Why are you here, singing these songs, praying these prayers, affirming this faith? Well in some way or another, God almighty decided not to be God ruling in heaven without you. I’m sure if we had the time, and our Easter lunch wasn’t beckoning, you could tell stories about faithful parents, or about some weird thing that happened to you on the road one night, or the line of a hymn that reached out and grabbed you. In some way or another, you see, the risen Christ came back for you.

I have to admit, a lot of times we get this wrong. Listen to how we sometimes describe our Christian lives. Since I gave my life to Christ, since I took Jesus into my heart, since I decided to be a Christian, since I accepted Jesus to be my personal Lord and Saviour…I, I, I. That’s not the way the Scripture tell it. You don’t take the risen Christ anywhere. He takes you places. And the astounding thing is that not so much that you’ve made a decision for Christ, but the astounding thing that we learn at Easter is that God Almighty had made a decision for us. He came back to us.

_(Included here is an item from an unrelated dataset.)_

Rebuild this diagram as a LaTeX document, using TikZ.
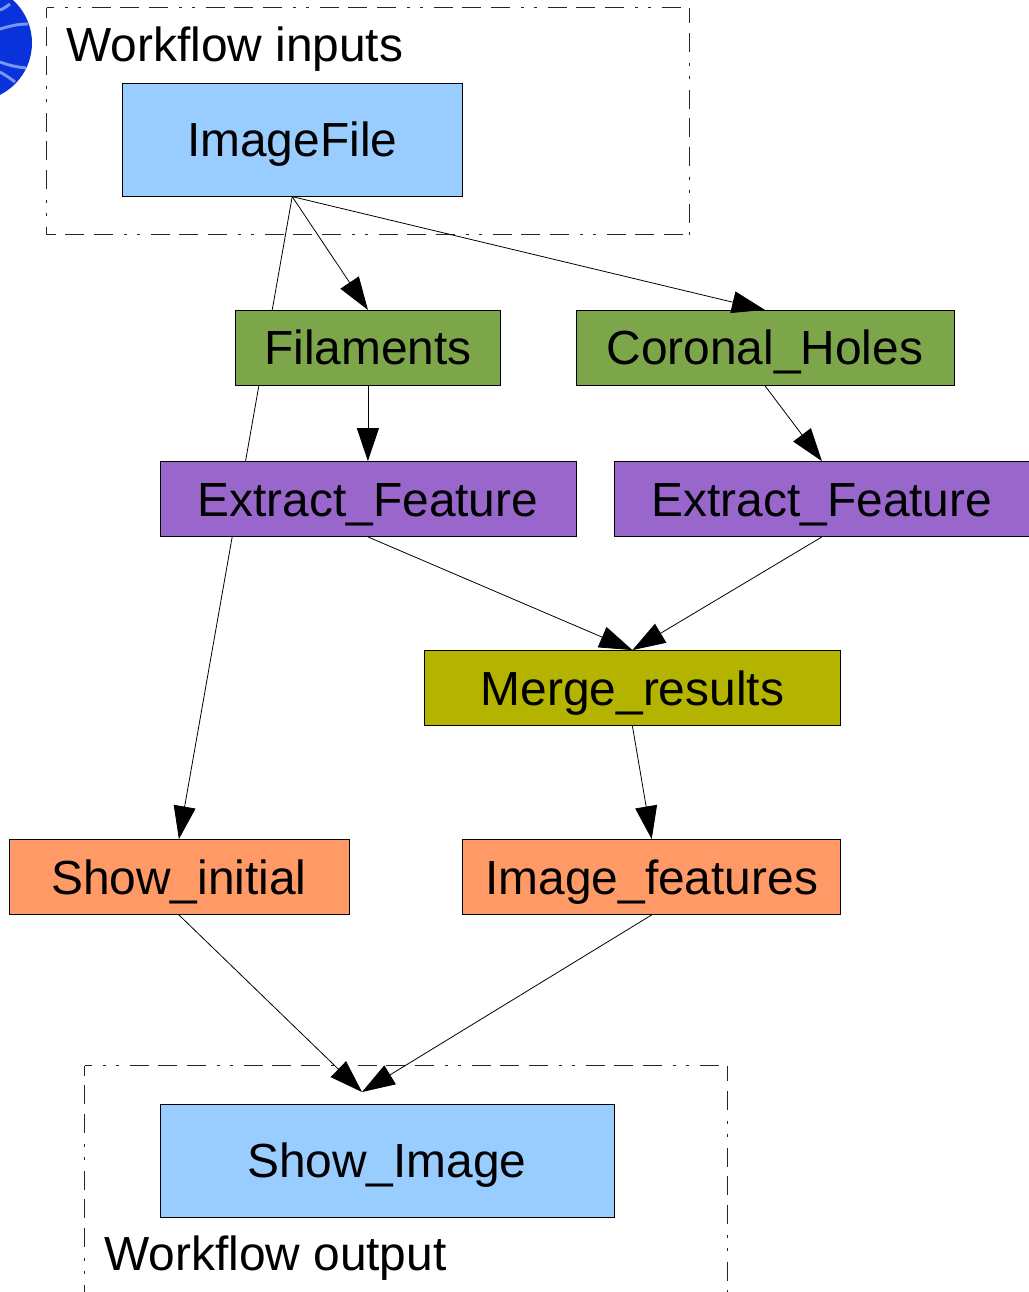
\documentclass[tikz,border=0pt]{standalone}
\usepackage{fontspec}
\setmainfont{Liberation Sans}
\usetikzlibrary{arrows.meta,backgrounds}
\definecolor{inblue}{HTML}{99CCFF}
\definecolor{stepgreen}{HTML}{7DA64B}
\definecolor{steppurple}{HTML}{9966CC}
\definecolor{stepolive}{HTML}{B3B300}
\definecolor{steporange}{HTML}{FF9966}
\definecolor{logoblue}{HTML}{0A32DC}
\definecolor{logoline}{HTML}{7A96F0}
\tikzset{
  x=0.75pt,y=-0.75pt,
  boxnode/.style={draw=black,line width=0.6pt,inner sep=0pt,font=\fontsize{35.9}{40}\selectfont,text=black,anchor=center,text height=25.5pt,text depth=0pt},
  inputbox/.style={boxnode,fill=inblue},
  greenbox/.style={boxnode,fill=stepgreen},
  purplebox/.style={boxnode,fill=steppurple},
  olivebox/.style={boxnode,fill=stepolive},
  orangebox/.style={boxnode,fill=steporange},
  conn/.style={line width=0.6pt,-{Triangle[length=24.7pt,width=16.5pt]}},
  frameline/.style={line width=0.7pt,black!85},
  framedash/.style={dash pattern=on 14.25pt off 7.125pt on 14.25pt off 7.125pt on 14.25pt off 8.25pt on 2.25pt off 7.5pt on 2.25pt off 8.25pt,dash phase=#1},
  labeltext/.style={font=\fontsize{35.9}{40}\selectfont,anchor=base west,inner sep=0pt},
}
\begin{document}
\begin{tikzpicture}
\useasboundingbox (0,0) rectangle (1028,1292);
\begin{scope}
\clip (0,0) rectangle (1028,1292);
\fill[logoblue] (-26,43) circle (58);
\draw[logoline,line width=2.2pt] (0,29) .. controls (10,26) and (18,24) .. (28,24);
\draw[logoline,line width=2.2pt] (0,62) .. controls (8,65) and (16,67) .. (26,68);
\draw[logoline,line width=2.2pt] (0,72) .. controls (5,75) and (10,78) .. (15,82);
\draw[logoline,line width=2.2pt] (0,10) .. controls (3,9) and (6,7) .. (10,4);
% input frame
\draw[frameline,framedash=51.75pt] (46.7,7.7) -- (689,7.7);
\draw[frameline,framedash=6.75pt] (46.7,7.7) -- (46.7,234.6);
\draw[frameline,framedash=24pt] (689,7.7) -- (689,234.6);
\draw[frameline,framedash=7.5pt] (46.7,234.6) -- (689,234.6);
% output frame
\draw[frameline,framedash=51.75pt] (84.7,1065.7) -- (727,1065.7);
\draw[frameline,framedash=6.75pt] (84.7,1065.7) -- (84.7,1292);
\draw[frameline,framedash=24pt] (727,1065.7) -- (727,1292);
\end{scope}
\node[labeltext] (inlabel) at (66,61) {Workflow inputs};
\node[labeltext] (outlabel) at (104,1270) {Workflow output};
\node[inputbox,minimum width=340*0.75pt,minimum height=113*0.75pt] (imagefile) at (292.2,139.7) {ImageFile};
\node[greenbox,minimum width=264.5*0.75pt,minimum height=75*0.75pt] (filaments) at (367.9,347.8) {Filaments};
\node[greenbox,minimum width=378*0.75pt,minimum height=75*0.75pt] (coronal) at (764.9,347.8) {Coronal\_Holes};
\node[purplebox,minimum width=416*0.75pt,minimum height=75*0.75pt] (extracta) at (367.9,499) {Extract\_Feature};
\node[purplebox,minimum width=416*0.75pt,minimum height=75*0.75pt] (extractb) at (821.9,499) {Extract\_Feature};
\node[olivebox,minimum width=416*0.75pt,minimum height=75*0.75pt] (merge) at (632.4,688) {Merge\_results};
\node[orangebox,minimum width=340*0.75pt,minimum height=75*0.75pt] (showinit) at (178.9,877) {Show\_initial};
\node[orangebox,minimum width=378*0.75pt,minimum height=75*0.75pt] (imgfeat) at (651.7,877) {Image\_features};
\node[inputbox,minimum width=454*0.75pt,minimum height=113*0.75pt] (showimage) at (386.9,1160.5) {Show\_Image};
\coordinate (outport) at (362,1092);
\begin{scope}[on background layer]
\draw[conn] (imagefile.south) -- (showinit.north);
\end{scope}
\draw[conn] (imagefile.south) -- (filaments.north);
\draw[conn] (imagefile.south) -- (coronal.north);
\draw[conn] (filaments.south) -- (extracta.north);
\draw[conn] (coronal.south) -- (extractb.north);
\draw[conn] (extracta.south) -- (merge.north);
\draw[conn] (extractb.south) -- (merge.north);
\draw[conn] (merge.south) -- (imgfeat.north);
\draw[conn] (showinit.south) -- (outport);
\draw[conn] (imgfeat.south) -- (outport);
\end{tikzpicture}
\end{document}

Christ keeps coming to those of us who’ve got absolutely no way to come to him. Easter keeps happening. The God who raised the crucified Jesus from the dead refuses to be God without you. He keeps showing up. As one of the early Fathers of the Church said, “I think that even if we had not sinned, God would have still come for us.”

It’s very easy to think that the future of St Mary’s Church, or your own regular church or the Church of England, is in our hands. We’ve got gifted people, we’ve got the blessing of resources, the Church of England has great people still and great ideas and programmes. Some of us work very hard to renew our churches, to bring life and good news to our communities. And yet, in my better moments, and perhaps in yours, I know church is not what we produce. Church is what miraculously happens when the risen Christ shows up. Shows up often to those who have failed in our ability to show up to him.

A friend of mine, a university chaplain, told me the story of a law student coming to see her one day. She was doing postgraduate research and she said to my friend, “I want to tell you a story.” She said, “I, like a lot of people, when to church when I was a kid but I grew up out of that, and didn’t go to church, and then I went to Oxford, then I got a full scholarship to train as a lawyer.” And my friend is sitting there thinking, “why do I need to hear this? I don’t even like people like this.” Anyway, she said, “I was sort of surprised when my husband suggested we start attending chapel here one Sunday, just for the music you know, my husband’s an afficionado of classical music,” she said, “and we found it quite acceptable. In fact we came back another Sunday.” And my friend is thinking, “why am I hearing this crap?” And she said, “Last Sunday, at the end of the service, the choir were singing the final piece, I just suddenly lost consciousness. And I fell down the seat, I was transported, I don’t have the words to describe it, I just felt embraced by this soft, blue light. And it might not have happened, but just for a few moments it seemed like this wonderful eternity of warm embrace. Everybody left the chapel and I just sat there transfixed, murmuring to myself, “I’m back. I’m back. And, she said, “I just wanted to tell you about it. I thought it was kind of amazing.” And my friend said, “that’s really amazing.”

And if Jesus can do that sort of thing for a lawyer, what hope might there be for the rest of us?”